Kuang examined me carefully and waited for me to answer.

‘It explains a lot,’ I said.

‘Does it?’ said Kuang said mockingly.

‘No,’ I said. ‘What right does he have to identify thuggery with capitalism?’ Kuang didn’t answer. The ash was long on his cigarette and he walked across the room to tap it into the wash-basin. I said, ‘Why should he feel free to probe and pry into the lives of people and put the results at your disposal?’

‘You fool,’ said Kuang. He leaned against the wash-basin smiling at me. ‘My grandfather was born in 1878. In that year thirteen million Chinese died in the famine. My second brother was born in 1928. In that year five million Chinese people died in the famine. We lost twenty million dead in the Sino–Japanese war and the Long March meant the Nationalists killed two and a half million. But we are well over seven hundred million and increasing at the rate of fourteen or fifteen million a year.
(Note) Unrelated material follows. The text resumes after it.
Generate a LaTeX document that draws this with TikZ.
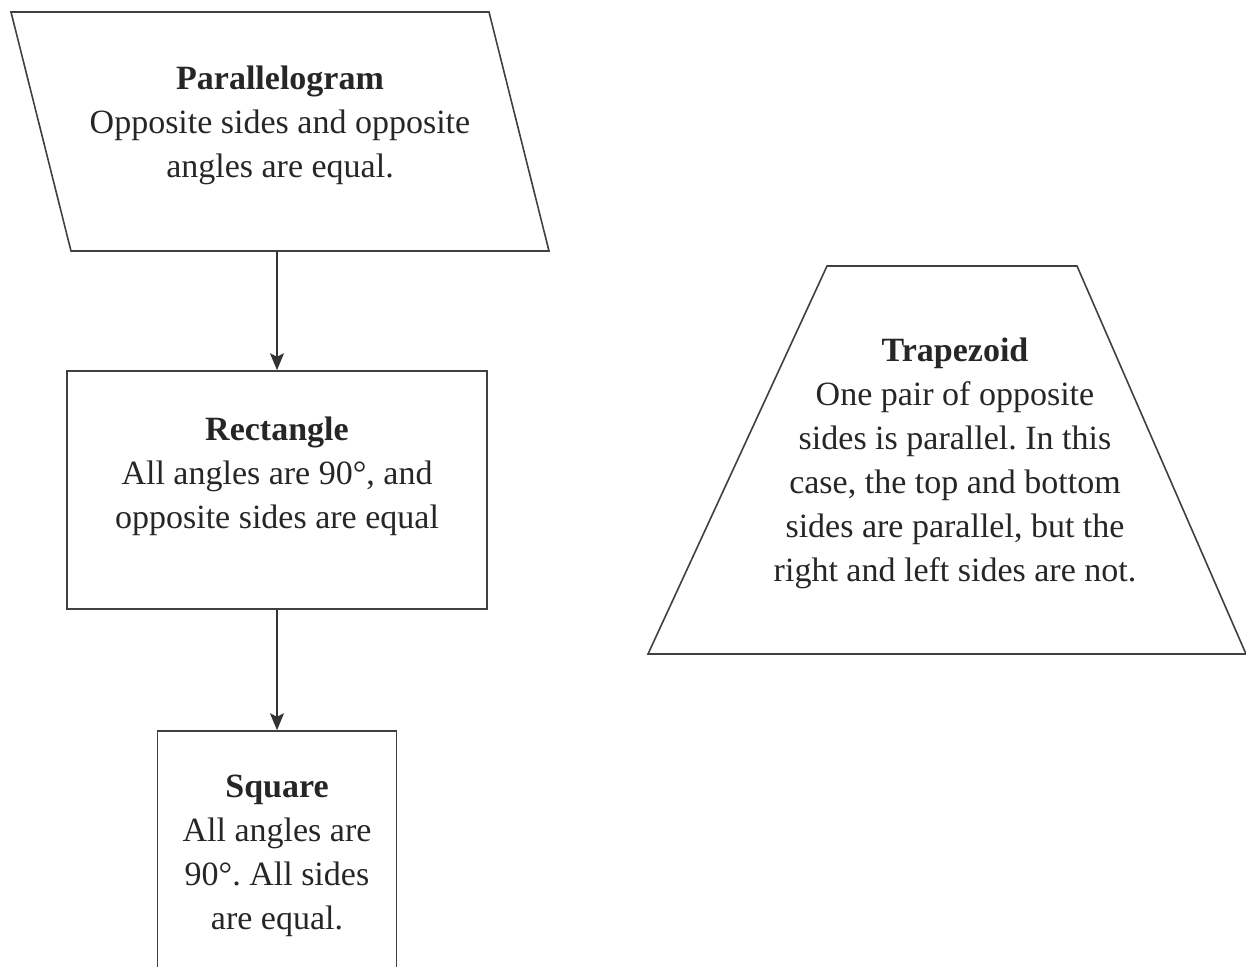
\documentclass[tikz,border=0pt]{standalone}
\usepackage{fontspec}
\setmainfont{Liberation Serif}
\usetikzlibrary{arrows.meta}
\frenchspacing

\begin{document}
\begin{tikzpicture}[x=0.5pt,y=-0.5pt]
        \useasboundingbox (0,0) rectangle (1246,966);
        \begin{scope}[black!75,line width=0.8pt]
            \draw (11,12) -- (489,12) -- (549,251) -- (71,251) -- cycle;
            \draw (827,266) -- (1077,266) -- (1246,654) -- (648,654) -- cycle;
        \end{scope}
        \coordinate (pb) at (277,251);
        \begin{scope}[every node/.style={draw=black!75,line width=0.8pt,inner sep=0pt}]
            \node (rect) [rectangle, minimum width=210pt, minimum height=119pt] at (277,490) {};
            \node (sq) [rectangle, minimum width=119.5pt, minimum height=120pt] at (277,851) {};
        \end{scope}
        \begin{scope}[every node/.style={align=center,text=black!85,font=\fontsize{17}{22}\selectfont}]
            \node (paratxt) at (280,125) {\textbf{Parallelogram}\\Opposite sides and opposite\\angles are equal.};
            \node (recttxt) at (277,476) {\textbf{Rectangle}\\All angles are 90°, and\\opposite sides are equal};
            \node (sqtxt) at (277,856) {\textbf{Square}\\All angles are\\90°. All sides\\are equal.};

            \node (traptxt) at (955,463) {\textbf{Trapezoid}\\One pair of opposite\\sides is parallel. In this\\case, the top and bottom\\sides are parallel, but the\\right and left sides are not.};
        \end{scope}
        \begin{scope}[every edge/.style={draw=black!80,line width=0.8pt,-{Stealth[length=8.5pt,width=7pt,inset=1.8pt]}}]
            \path (pb) edge (rect.north);
            \path (rect.south) edge (sq.north);
        \end{scope}
    \end{tikzpicture}
\end{document}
We are not a country or a party, we are a whole civilization, unified and moving forward at a speed that has never before been equalled in world history. Compare our industrial growth with India’s. We are unstoppable.’ I waited for him to go on, but he didn’t.

‘So what?’ I said.

‘So we don’t need to set up clinics to study your foolishness and frailty. We are not interested in your minor psychological failings. Datt’s amusing pastime is of no interest to my people.’

‘Then why did you encourage him?’

‘We have done no such thing. He financed the whole business himself. We have never aided him, or ordered him, nor have we taken from him any of his records. It doesn’t interest us. He has been a good friend to us but no European can be very close to our problems.’

‘You just used him to make trouble for us.’

‘That I will admit. We didn’t stop him making trouble. Why should we? Perhaps we have used him rather heartlessly, but a revolution must use everyone so.’ He returned my pack of cigarettes.

‘Keep the pack,’ I said.

‘You are very kind,’ he said. ‘There are ten left in it.’

‘They won’t go far among seven hundred million of you,’ I said.

‘That’s true,’ he said, and lit another.